O futuro Sobre o futuro, dom Murilo diz já ter planos. Depois de nove anos morando na Bahia, ele deve voltar a Corupá, cidade de 16 mil habitantes a 65 km de Joinville, em Santa Catarina. Lá, o 27º arcebispo de Salvador morou pelos primeiros sete anos de sua vida religiosa."Me sinto muito bem lá e posso sair de lá e ir para qualquer lugar do Brasil para servir, ajudar, participar de reuniões, dar palestras. Posso servir à Igreja de uma outra forma, sem essa responsabilidade de uma diocese. Sem ter que cuidar de uma diocese complexa como a de Salvador, que é tão antiga", comentou.Sobre seu sucessor, ele foi bastante elogioso. "Dom Sergio é um amigo, muito mais capacitado do que eu. Tem sempre uma história pra contar, gosta de falar. Ele tem um princípio, que é o meu também, de que o coração deve estar onde estão as pernas. Quero acolhê-lo com alegria. Ele é uma pessoa alegre, leve, muito dado a todo mundo. É uma pessoa que eu tenho certeza que vai se dar bem aqui e sentir a acolhida que eu senti quando cheguei", afirma.

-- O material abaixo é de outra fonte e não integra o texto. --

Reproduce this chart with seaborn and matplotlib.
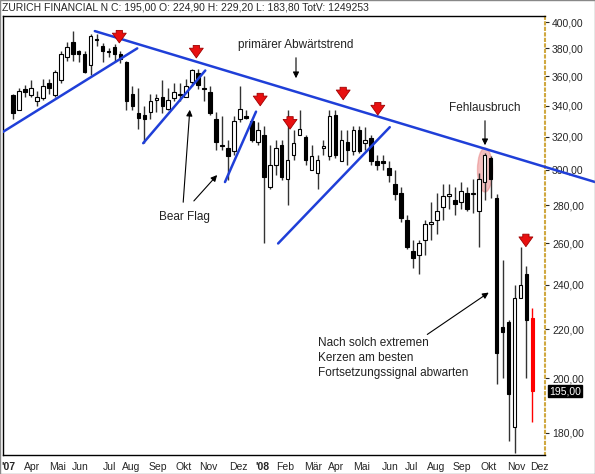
import numpy as np
import pandas as pd
import matplotlib
matplotlib.use("Agg")
import matplotlib.pyplot as plt
from matplotlib.patches import Ellipse
from matplotlib.ticker import FixedLocator, NullLocator, NullFormatter
import seaborn as sns

# weekly candles, Zurich Financial, Mar 2007 - Nov 2008
opens = [347, 337, 351, 347, 343, 345, 355, 347, 357, 374, 385, 378, 376, 368, 387, 382, 378, 381, 376, 370,
         348, 335, 334, 336, 344, 346, 338, 345, 347, 346, 356, 362, 352, 349, 331, 315, 313, 311, 331, 333,
         330, 317, 321, 290, 303, 315, 295, 309, 321, 320, 300, 298, 313, 308, 334, 305, 317, 311, 324, 316,
         319, 305, 305, 301, 292, 287, 272, 256, 254, 262, 270, 272, 279, 285, 283, 282, 287, 286, 277, 293,
         307, 284, 221, 223, 182, 234, 245, 224.9]
highs = [348, 352, 354, 357, 350, 358, 358, 364, 378, 385, 393, 379, 378, 391, 391, 384, 380, 383, 378, 371,
         353, 352, 340, 348, 348, 357, 352, 355, 355, 358, 365, 365, 360, 353, 336, 333, 318, 333, 353, 337,
         331, 329, 327, 315, 318, 318, 337, 324, 337, 321, 315, 309, 318, 337, 337, 324, 324, 327, 327, 326,
         321, 309, 309, 305, 300, 290, 275, 262, 262, 272, 282, 287, 292, 292, 290, 293, 290, 295, 298, 310,
         308, 286, 252, 224, 240, 258, 249, 229.2]
lows = [331, 337, 346, 346, 340, 344, 348, 346, 355, 371, 371, 370, 362, 361, 382, 370, 374, 371, 369, 337,
        337, 325, 316, 331, 336, 335, 337, 343, 343, 346, 353, 351, 343, 334, 312, 312, 294, 309, 329, 331,
        317, 315, 260, 289, 297, 294, 280, 306, 321, 303, 300, 289, 309, 306, 307, 305, 303, 309, 310, 312,
        303, 300, 300, 293, 283, 271, 257, 248, 245, 254, 262, 265, 272, 278, 275, 278, 277, 276, 258, 283,
        284, 198, 200, 177, 173, 234, 200, 183.8]
closes = [335, 350, 349, 352, 346, 353, 352, 363, 376, 381, 376, 376, 363, 389, 386, 378, 377, 376, 372, 343,
          340, 332, 331, 343, 345, 340, 344, 349, 348, 353, 364, 354, 351, 335, 317, 314, 308, 330, 338, 332,
          318, 324, 296, 303, 313, 296, 306, 316, 325, 306, 308, 306, 314, 333, 309, 318, 312, 324, 311, 318,
          305, 303, 304, 297, 286, 273, 258, 253, 260, 270, 270, 277, 285, 286, 281, 288, 278, 287, 295, 309,
          295, 210, 219, 194, 234, 240, 224, 195]

month_labels = ["'07", "Apr", "Mai", "Jun", "Jul", "Aug", "Sep", "Okt", "Nov", "Dez", "'08", "Feb",
                "Mär", "Apr", "Mai", "Jun", "Jul", "Aug", "Sep", "Okt", "Nov", "Dez"]
month_pos = [-0.8, 3.2, 7.4, 11.2, 16.2, 19.8, 24.3, 28.5, 32.7, 37.7, 41.7, 45.6,
             50.3, 54.1, 58.3, 63.2, 66.8, 70.9, 75.2, 79.6, 84.3, 88.1]
price_ticks = [180, 200, 220, 240, 260, 280, 300, 320, 340, 360, 380, 400]

df = pd.DataFrame({"open": opens, "high": highs, "low": lows, "close": closes})
df["i"] = np.arange(len(df))

sns.set_style("white")
plt.rcParams["font.family"] = ["Liberation Sans", "DejaVu Sans"]

W, H = 595, 474
fig = plt.figure(figsize=(W / 100, H / 100), dpi=100)
L, R, T, B = 3, 545, 16, 455
ax = fig.add_axes([L / W, 1 - B / H, (R - L) / W, (B - T) / H])


def px(x, y):
    # pixel position -> axes fraction
    return ((x - L) / (R - L), 1 - (y - T) / (B - T))


ax.set_yscale("log")
ax.set_xlim(-1.68, 89.1)
ax.set_ylim(172.3, 404.7)

# candles
for _, r in df.iterrows():
    last = r.i == len(df) - 1
    up = r.close >= r.open
    wick = "red" if last else "#333333"
    ax.vlines(r.i, r.low, r.high, color=wick, lw=1, zorder=2)
    lo, hi = min(r.open, r.close), max(r.open, r.close)
    if hi - lo < 1:
        hi = lo + 1
    face = "red" if last else ("white" if up else "black")
    edge = "red" if last else "black"
    ax.bar(r.i, hi - lo, bottom=lo, width=0.6, color=face, edgecolor=edge, lw=0.8, zorder=3)

# trend lines
blue = "#1f3fd8"
ax.plot([13.7, 97.5], [393, 293], color=blue, lw=1.8, clip_on=False, zorder=4)
ax.plot([-1.7, 20.8], [323, 380], color=blue, lw=1.8, zorder=4)
ax.plot([21.8, 32.2], [316, 364], color=blue, lw=1.8, zorder=4)
ax.plot([35.5, 40.7], [293, 336], color=blue, lw=1.8, zorder=4)
ax.plot([44.4, 63.1], [260, 326], color=blue, lw=1.8, zorder=4)

# red signal arrows
for xi, pt in [(17.8, 382), (30.7, 371), (41.4, 338), (46.4, 323), (55.3, 342), (61.1, 332), (85.9, 257)]:
    ax.annotate("", xy=(xi, pt), xytext=(0, 13), textcoords="offset points",
                arrowprops=dict(arrowstyle="simple,head_length=0.7,head_width=1.0,tail_width=0.45",
                                fc="#e81010", ec="#a00000", lw=0.6), zorder=6)

ax.add_patch(Ellipse(px(485, 170), 15 / (R - L), 44 / (B - T), transform=ax.transAxes,
                     color="#e88080", alpha=0.5, zorder=1))

# labels
tk = dict(fontsize=8.5, color="#222222")
arr = dict(arrowstyle="-|>", color="black", lw=0.8, mutation_scale=9)
ax.text(*px(296, 45), "primärer Abwärtstrend", ha="center", va="center", transform=ax.transAxes, **tk)
ax.annotate("", xy=px(296, 81), xytext=px(296, 55), xycoords="axes fraction", arrowprops=arr)
ax.text(*px(485, 108), "Fehlausbruch", ha="center", va="center", transform=ax.transAxes, **tk)
ax.annotate("", xy=px(485, 148), xytext=px(485, 118), xycoords="axes fraction", arrowprops=arr)
ax.text(*px(184, 217), "Bear Flag", ha="center", va="center", transform=ax.transAxes, **tk)
ax.annotate("", xy=px(190, 107), xytext=px(183, 205), xycoords="axes fraction", arrowprops=arr)
ax.annotate("", xy=px(219, 173), xytext=px(192, 203), xycoords="axes fraction", arrowprops=arr)
ax.text(*px(318, 358), "Nach solch extremen\nKerzen am besten\nFortsetzungssignal abwarten",
        ha="left", va="center", linespacing=1.3, transform=ax.transAxes, **tk)
ax.annotate("", xy=px(491, 291), xytext=px(425, 336), xycoords="axes fraction", arrowprops=arr)

# axes
ax.yaxis.tick_right()
ax.yaxis.set_major_locator(FixedLocator(price_ticks))
ax.yaxis.set_minor_locator(NullLocator())
ax.yaxis.set_minor_formatter(NullFormatter())
ax.set_yticklabels([f"{p:.2f}".replace(".", ",") for p in price_ticks], fontsize=7.5)
ax.tick_params(axis="y", direction="out", length=3, pad=2, right=True)
ax.set_xticks(month_pos)
ax.set_xticklabels(month_labels, fontsize=7.5)
for t in ax.get_xticklabels():
    if t.get_text().startswith("'"):
        t.set_fontweight("bold")
ax.tick_params(axis="x", direction="out", length=3, pad=2)
for s in ["top", "left", "bottom"]:
    ax.spines[s].set_color("black")
    ax.spines[s].set_linewidth(1)
ax.spines["right"].set_color("#d0a840")
ax.spines["right"].set_linestyle(":")
ax.spines["right"].set_linewidth(1.5)

ax.annotate("195,00", xy=(1.0, 195), xycoords=("axes fraction", "data"), xytext=(3, 0),
            textcoords="offset points", va="center", ha="left", fontsize=7.5, color="white",
            bbox=dict(boxstyle="square,pad=0.1", fc="black", ec="black"))

fig.text(2 / W, 1 - 8 / H, "ZURICH FINANCIAL N C: 195,00 O: 224,90 H: 229,20 L: 183,80 TotV: 1249253",
         fontsize=7.5, va="center", ha="left")
fig.add_artist(plt.Rectangle((0, 0), 1, 1, transform=fig.transFigure, fill=False, ec="#888888", lw=1))

fig.savefig("out.png", dpi=100)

Krieger chamou atenção ainda para uma curiosidade: com a nomeação, dom Sergio se torna o terceiro religioso brasileiro a ter sido arcebispo de três lugares. Antes de Salvador, o novo arcebispo primaz do Brasil já ocupou o cargo em Teresina (PI) e Brasília (DF). Junto com ele, na passagem por três locais, estão dom Eugênio Sales, que passou por Natal (RN), Salvador e Rio de Janeiro (RJ), e o próprio dom Murilo, que além de Salvador foi arcebispo em Maringá (PR) e Florianópolis (SC). “Todos passaram por Salvador. Essa arquidiocese tem história”.

Santa Dulce Questionado sobre o momento mais marcante dos anos em que comandou a arquidiocese, o arcebispo não teve dúvidas em destacar o da canonização da Santa Dulce dos Pobres, a primeira santa brasileira, em outubro de 2019. "O que mais me marcou foram os momentos que vivi em torno da canonização de Irmã Dulce. Estava à frente de um trabalho que não dependia de mim, mas que era grandioso demais para mim, que eu sabia que era histórico. Poder viver de perto, presidir a missa no dia seguinte em Roma, na Itália, e aqui na Arena Fonte Nova, em Salvador. Tudo isso encheu meu coração de alegria...”, disse.

Dom Murilo lembrou ainda que, quando tomou posse, Dulce estava sendo beatificada, e que o processo de canonização deveria ser muito mais longo do que de fato foi. "Maria Rita (sobrinha de Irmã Dulce e superintendente das Obras Sociais) sempre me dizia que eu não ia sair antes da canonização e eu respondia: ‘É impossível, isso demora, deve demorar décadas'. E, de repente, as coisas se entrelaçaram e ela foi canonizada. É uma graça especial”, relembra. Dom Murilo Krieger com Maria Rita Lopes Pontes, gestora das Obras Sociais Irmã Dulce (Osid) (Foto: Betto Jr/CORREIO)  Sobrinha de Dulce, e atual gestora das Obras Sociais, Maria Rita estava emocionada durante a coletiva e não conteve as lágrimas ao falar de dom Murilo. "Já estou morrendo de saudades, e acho que todas as pessoas que o conheceram de perto também estão. Uma pessoa alegre, sempre de bom humor e que ajudou muito as obras de Irmã Dulce no processo de canonização. Ele chega na beatificação e sai deixando uma santa. É alguém muito modesto, humilde, simples, é uma pessoa muito especial na vida das Obras. Vai deixar muita saudade. É um grande amigo, para sempre", declarou.